A necessidade constante e irrenunciável de se distinguir o falso do verdadeiro, de se separar o joio do trigo pode não parecer ao ser humano contemporâneo cheio de si e desligado das questões transcendentes um imperativo da máxima importância, pelo menos em um primeiro momento. Contudo, uma análise mais refletida e abrangente e uma investigação mais aguda mostrarão a relação entre a capacidade de discernir o certo do errado e uma vida harmônica e relativamente feliz.
Diante das dúvidas crônicas, das situações complexas, lancinantes e insidiosas, deve a pessoa ser firme, nunca perdendo a razão, encarando os fatos com a serenidade profunda e a paz interior que brotam da vivência da espiritualidade, a qual faz calar em si todas as vozes do engano, do erro, da farsa, da calúnia e da difamação.
Ao dizer da necessidade de reflexão antes da tomada de decisões, ao insistir sobre o valor do discernimento no comparar das inúmeras possibilidades com que o ser humano se depara no dia a dia, estamos fazendo referência à importância da prudência, sem, contudo, deixar de observar que esta não deve servir de pano de fundo para a procrastinação, isto é, de desculpa para o adiamento de decisões.
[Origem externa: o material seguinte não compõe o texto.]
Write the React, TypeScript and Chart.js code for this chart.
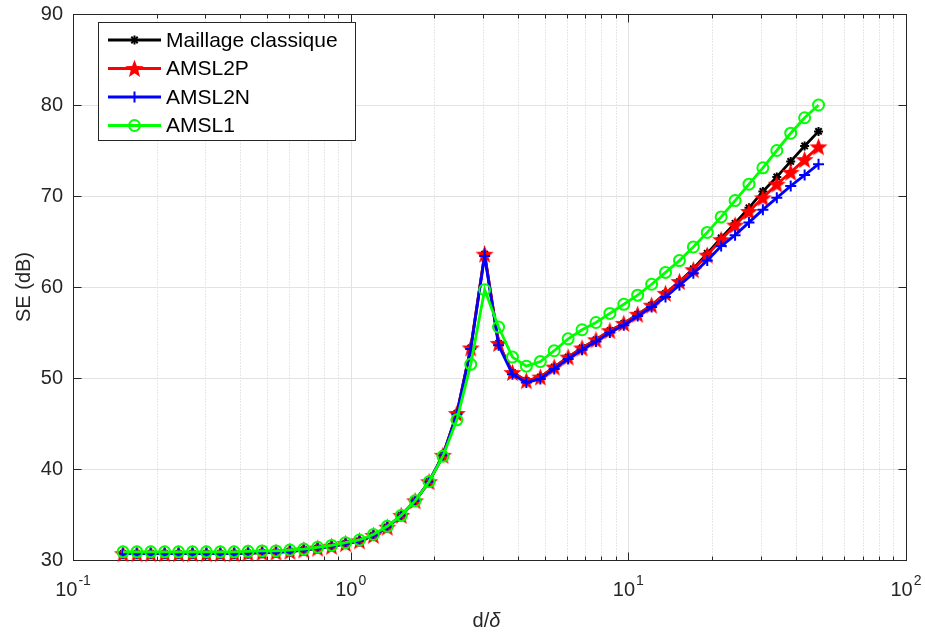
import React, { useEffect, useRef } from 'react';
import { Chart, registerables } from 'chart.js';

Chart.register(...registerables);

const FONT = '"Liberation Sans", Arial, Helvetica, sans-serif';

// d/delta sample positions (log-spaced)
const xValues = [
  0.15136, 0.16985, 0.19059, 0.21387, 0.23999, 0.2693, 0.30219, 0.3391, 0.38052, 0.42699,
  0.47973, 0.53827, 0.60406, 0.6778, 0.76067, 0.85355, 0.95851, 1.0757, 1.207, 1.3546,
  1.5205, 1.7066, 1.9152, 2.1492, 2.4121, 2.7067, 3.0376, 3.4091, 3.8257, 4.2934,
  4.8195, 5.4087, 6.0698, 6.8121, 7.6454, 8.5801, 9.6294, 10.806, 12.128, 13.611,
  15.276, 17.144, 19.24, 21.593, 24.233, 27.196, 30.521, 34.253, 38.441, 43.142, 48.417,
];

const maillageClassique = [
  30.7, 30.7, 30.7, 30.7, 30.7, 30.7, 30.7, 30.7, 30.7, 30.75,
  30.8, 30.85, 30.95, 31.1, 31.3, 31.5, 31.8, 32.1, 32.7, 33.6,
  34.9, 36.5, 38.6, 41.5, 46.1, 53.3, 63.6, 53.8, 50.6, 49.7,
  50.1, 51.2, 52.3, 53.3, 54.2, 55.2, 56.0, 57.0, 58.0, 59.3,
  60.6, 62.0, 63.7, 65.4, 67.0, 68.7, 70.5, 72.1, 73.8, 75.5, 77.1,
];

const amsl2p = [
  30.7, 30.7, 30.7, 30.7, 30.7, 30.7, 30.7, 30.7, 30.7, 30.75,
  30.8, 30.85, 30.95, 31.1, 31.3, 31.5, 31.8, 32.1, 32.7, 33.6,
  34.9, 36.5, 38.6, 41.5, 46.1, 53.3, 63.6, 53.8, 50.6, 49.7,
  50.1, 51.2, 52.3, 53.3, 54.2, 55.2, 56.0, 57.0, 58.0, 59.3,
  60.6, 61.9, 63.5, 65.2, 66.8, 68.3, 69.8, 71.3, 72.6, 74.0, 75.4,
];

const amsl2n = [
  30.7, 30.7, 30.7, 30.7, 30.7, 30.7, 30.7, 30.7, 30.7, 30.75,
  30.8, 30.85, 30.95, 31.1, 31.3, 31.5, 31.8, 32.1, 32.7, 33.6,
  34.9, 36.5, 38.6, 41.5, 46.0, 53.2, 63.4, 53.6, 50.4, 49.5,
  49.9, 51.0, 52.1, 53.1, 54.0, 55.0, 55.8, 56.8, 57.8, 58.9,
  60.2, 61.5, 62.9, 64.5, 65.7, 67.1, 68.5, 69.8, 71.1, 72.3, 73.5,
];

const amsl1 = [
  30.9, 30.9, 30.9, 30.9, 30.9, 30.9, 30.9, 30.9, 30.9, 30.95,
  31.0, 31.0, 31.1, 31.2, 31.4, 31.6, 31.9, 32.2, 32.8, 33.7,
  34.9, 36.5, 38.6, 41.4, 45.4, 51.5, 59.7, 55.6, 52.3, 51.3,
  51.8, 53.0, 54.3, 55.3, 56.1, 57.1, 58.1, 59.1, 60.3, 61.6,
  62.9, 64.4, 66.0, 67.7, 69.5, 71.3, 73.1, 75.0, 76.9, 78.6, 80.0,
];

const seriesLabels = ['Maillage classique', 'AMSL2P', 'AMSL2N', 'AMSL1'];
const seriesColors = ['#000000', '#ff0000', '#0000ff', '#00ff00'];
const yTicks = [30, 40, 50, 60, 70, 80, 90];
const xDecades = [0.1, 1, 10, 100];
const xDecadeExponents = ['-1', '0', '1', '2'];
const yTitle = 'SE (dB)';

function makePentagram(color: string, R: number): HTMLCanvasElement {
  const size = Math.ceil(R * 2 + 2);
  const c = document.createElement('canvas');
  c.width = size;
  c.height = size;
  const ctx = c.getContext('2d')!;
  const cx = size / 2;
  const cy = size / 2 + 0.8;
  const r = R * 0.42;
  ctx.beginPath();
  for (let i = 0; i < 10; i++) {
    const ang = -Math.PI / 2 + (i * Math.PI) / 5;
    const rr = i % 2 === 0 ? R : r;
    ctx.lineTo(cx + rr * Math.cos(ang), cy + rr * Math.sin(ang));
  }
  ctx.closePath();
  ctx.fillStyle = color;
  ctx.fill();
  return c;
}

function drawLegendMarker(ctx: CanvasRenderingContext2D, idx: number, x: number, y: number, star: HTMLCanvasElement) {
  const color = seriesColors[idx];
  ctx.save();
  ctx.strokeStyle = color;
  ctx.lineWidth = 2;
  ctx.setLineDash([]);
  if (idx === 0) {
    const r = 4.5;
    for (let k = 0; k < 4; k++) {
      const a = (k * Math.PI) / 4;
      ctx.beginPath();
      ctx.moveTo(x - r * Math.cos(a), y - r * Math.sin(a));
      ctx.lineTo(x + r * Math.cos(a), y + r * Math.sin(a));
      ctx.stroke();
    }
  } else if (idx === 1) {
    ctx.drawImage(star, x - star.width / 2, y - star.height / 2);
  } else if (idx === 2) {
    const r = 5.5;
    ctx.beginPath();
    ctx.moveTo(x - r, y);
    ctx.lineTo(x + r, y);
    ctx.moveTo(x, y - r);
    ctx.lineTo(x, y + r);
    ctx.stroke();
  } else {
    ctx.beginPath();
    ctx.arc(x, y, 5.5, 0, Math.PI * 2);
    ctx.stroke();
  }
  ctx.restore();
}

export default function App() {
  const canvasRef = useRef<HTMLCanvasElement | null>(null);

  useEffect(() => {
    const canvas = canvasRef.current;
    if (!canvas) return;
    const star = makePentagram('#ff0000', 9.5);
    const seriesValues = [maillageClassique, amsl2p, amsl2n, amsl1];
    const pointStyles: any[] = ['star', star, 'cross', 'circle'];
    const pointRadii = [4.5, 9, 5.5, 5.5];
    const orders = [4, 3, 2, 1];

    const framePlugin = {
      id: 'matlabFrame',
      beforeDatasetsDraw(chart: any) {
        const { ctx, chartArea: a, scales } = chart;
        const xs = scales.x;
        const ys = scales.y;
        const L = Math.round(a.left) + 0.5;
        const R = Math.round(a.right) + 0.5;
        const T = Math.round(a.top) + 0.5;
        const B = Math.round(a.bottom) + 0.5;
        ctx.save();
        // minor grid (dotted)
        ctx.lineWidth = 1;
        ctx.strokeStyle = '#cfcfcf';
        ctx.setLineDash([1, 2]);
        for (const d of xDecades.slice(0, 3)) {
          for (let m = 2; m <= 9; m++) {
            const px = Math.round(xs.getPixelForValue(d * m)) + 0.5;
            ctx.beginPath();
            ctx.moveTo(px, T);
            ctx.lineTo(px, B);
            ctx.stroke();
          }
        }
        ctx.setLineDash([]);
        // major grid
        ctx.strokeStyle = '#e2e2e2';
        for (const d of xDecades.slice(1, 3)) {
          const px = Math.round(xs.getPixelForValue(d)) + 0.5;
          ctx.beginPath();
          ctx.moveTo(px, T);
          ctx.lineTo(px, B);
          ctx.stroke();
        }
        for (const v of yTicks.slice(1, -1)) {
          const py = Math.round(ys.getPixelForValue(v)) + 0.5;
          ctx.beginPath();
          ctx.moveTo(L, py);
          ctx.lineTo(R, py);
          ctx.stroke();
        }
        // frame
        ctx.strokeStyle = '#262626';
        ctx.lineWidth = 1;
        ctx.strokeRect(L, T, R - L, B - T);
        // ticks
        ctx.beginPath();
        for (const d of xDecades.slice(0, 3)) {
          for (let m = 1; m <= 9; m++) {
            const px = Math.round(xs.getPixelForValue(d * m)) + 0.5;
            const len = m === 1 ? 8 : 4;
            ctx.moveTo(px, B);
            ctx.lineTo(px, B - len);
            ctx.moveTo(px, T);
            ctx.lineTo(px, T + len);
          }
        }
        for (const v of yTicks) {
          const py = Math.round(ys.getPixelForValue(v)) + 0.5;
          ctx.moveTo(L, py);
          ctx.lineTo(L + 8, py);
          ctx.moveTo(R, py);
          ctx.lineTo(R - 8, py);
        }
        ctx.stroke();
        ctx.restore();
      },
      afterDatasetsDraw(chart: any) {
        const { ctx } = chart;
        ctx.save();
        // legend box
        const bx = 98.5, by = 22.5, bw = 257, bh = 118;
        ctx.fillStyle = '#ffffff';
        ctx.fillRect(bx, by, bw, bh);
        ctx.strokeStyle = '#262626';
        ctx.lineWidth = 1;
        ctx.strokeRect(bx, by, bw, bh);
        const rows = [40, 68.5, 97, 125.5];
        ctx.font = `21px ${FONT}`;
        ctx.textBaseline = 'middle';
        ctx.textAlign = 'left';
        for (let i = 0; i < seriesLabels.length; i++) {
          const y = rows[i];
          ctx.strokeStyle = seriesColors[i];
          ctx.lineWidth = 2.8;
          ctx.beginPath();
          ctx.moveTo(108, y);
          ctx.lineTo(161, y);
          ctx.stroke();
          drawLegendMarker(ctx, i, 134.5, y, star);
          ctx.fillStyle = '#000000';
          ctx.fillText(seriesLabels[i], 166, y + 1);
        }
        ctx.restore();
      },
      afterDraw(chart: any) {
        const { ctx, chartArea: a, scales } = chart;
        const xs = scales.x;
        ctx.save();
        ctx.fillStyle = '#262626';
        ctx.textAlign = 'left';
        ctx.textBaseline = 'alphabetic';
        for (let i = 0; i < xDecades.length; i++) {
          const px = xs.getPixelForValue(xDecades[i]);
          ctx.font = `20px ${FONT}`;
          const w1 = ctx.measureText('10').width;
          ctx.font = `14px ${FONT}`;
          const w2 = ctx.measureText(xDecadeExponents[i]).width;
          const start = px - (w1 + w2 + 1) / 2;
          ctx.font = `20px ${FONT}`;
          ctx.fillText('10', start, 596);
          ctx.font = `14px ${FONT}`;
          ctx.fillText(xDecadeExponents[i], start + w1 + 1, 585);
        }
        // x title: d/δ (δ italic)
        ctx.font = `20px ${FONT}`;
        const wa = ctx.measureText('d/').width;
        ctx.font = `italic 20px ${FONT}`;
        const wb = ctx.measureText('δ').width;
        const cx = (a.left + a.right) / 2 - 3;
        const sx = cx - (wa + wb) / 2;
        ctx.font = `20px ${FONT}`;
        ctx.fillText('d/', sx, 627);
        ctx.font = `italic 20px ${FONT}`;
        ctx.fillText('δ', sx + wa, 627);
        ctx.restore();
      },
    };

    const chart = new Chart(canvas, {
      type: 'line',
      data: {
        datasets: seriesLabels.map((label, i) => ({
          label,
          data: xValues.map((x, k) => ({ x, y: seriesValues[i][k] })),
          borderColor: seriesColors[i],
          backgroundColor: i === 3 ? 'rgba(0,0,0,0)' : seriesColors[i],
          pointBorderColor: seriesColors[i],
          pointBackgroundColor: i === 3 ? 'rgba(0,0,0,0)' : seriesColors[i],
          borderWidth: 2.8,
          pointBorderWidth: 2,
          pointStyle: pointStyles[i],
          pointRadius: pointRadii[i],
          pointHoverRadius: pointRadii[i],
          tension: 0,
          fill: false,
          clip: false as any,
          order: orders[i],
        })),
      },
      options: {
        responsive: false,
        animation: false,
        devicePixelRatio: 1,
        layout: { autoPadding: false, padding: { top: 14, right: 19, left: 0, bottom: 0 } },
        plugins: { legend: { display: false }, tooltip: { enabled: false } },
        scales: {
          x: {
            type: 'logarithmic',
            min: 0.1,
            max: 100,
            grid: { display: false, drawTicks: false },
            border: { display: false },
            ticks: { display: false },
            afterFit: (s: any) => {
              s.height = 75;
              s.paddingLeft = 0;
              s.paddingRight = 0;
            },
          },
          y: {
            type: 'linear',
            min: 30,
            max: 90,
            afterBuildTicks: (s: any) => {
              s.ticks = yTicks.map((v) => ({ value: v }));
            },
            ticks: { padding: 10, color: '#262626', font: { family: FONT, size: 20 } },
            grid: { display: false, drawTicks: false },
            border: { display: false },
            title: {
              display: true,
              text: yTitle,
              color: '#262626',
              font: { family: FONT, size: 20 },
              padding: { top: 12, bottom: 0 },
            },
            afterFit: (s: any) => {
              s.width = 73;
              s.paddingTop = 0;
              s.paddingBottom = 0;
            },
          },
        } as any,
      },
      plugins: [framePlugin as any],
    });

    return () => chart.destroy();
  }, []);

  return (
    <div style={{ position: 'absolute', left: 0, top: 0, width: 925, height: 635, background: '#ffffff' }}>
      <canvas ref={canvasRef} width={925} height={635} style={{ display: 'block' }} />
    </div>
  );
}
Não estamos com isso renegando a significação e o alcance da atitude prudente, e sim defendendo o sentido prático da reflexão atenta, comedida e ativa que é alimentada pela seiva intuitiva do pensamento elevado e proporciona uma rápida e acertada tomada de decisões. A indecisão, por outro lado, é a grande inimiga do progresso nas virtudes, na medida em que impede o ser humano de alcançar a plenitude a que aspira, retendo-o nas malhas do medo e da estagnação.
Quanto mais o ser humano se dedicar à ampliação de suas qualidades e ao desenvolvimento de seus atributos, tanto melhor saberá agir diante dos casos concretos, pois suas atitudes espelharão os conteúdos retos ditados por sua consciência. Na sociedade, todos devem realizar suas funções de forma responsável e respeitosa, certos da enorme influência que podem exercer, quer no âmbito familiar, quer em seu círculo de trabalho.
Segue-se daí que a faculdade de manter-se atento frente aos incontáveis desafios da vida não se baseia em uma fórmula pronta, mas no firme propósito de espiritualização, de ampliação dos sentidos, de burilamento da personalidade. Seria ingênuo e inconsequente pensar que, somente com argumentos baseados na captação da realidade pelos sentidos físicos, o ser humano possa obter respostas aos complexos problemas e dramas da existência humana.
A mentira tramada com o propósito de lesar o próximo, tirar-lhe vantagens monetárias ou de qualquer outro tipo, enfim, prejudicá-lo é fonte manancial de inúmeros gestos viciosos, receptáculo de tantos males, companheira da soberba e da falsidade. Com efeito, só quem fechar os olhos diante da experiência e da história poderá negar suas terríveis consequências.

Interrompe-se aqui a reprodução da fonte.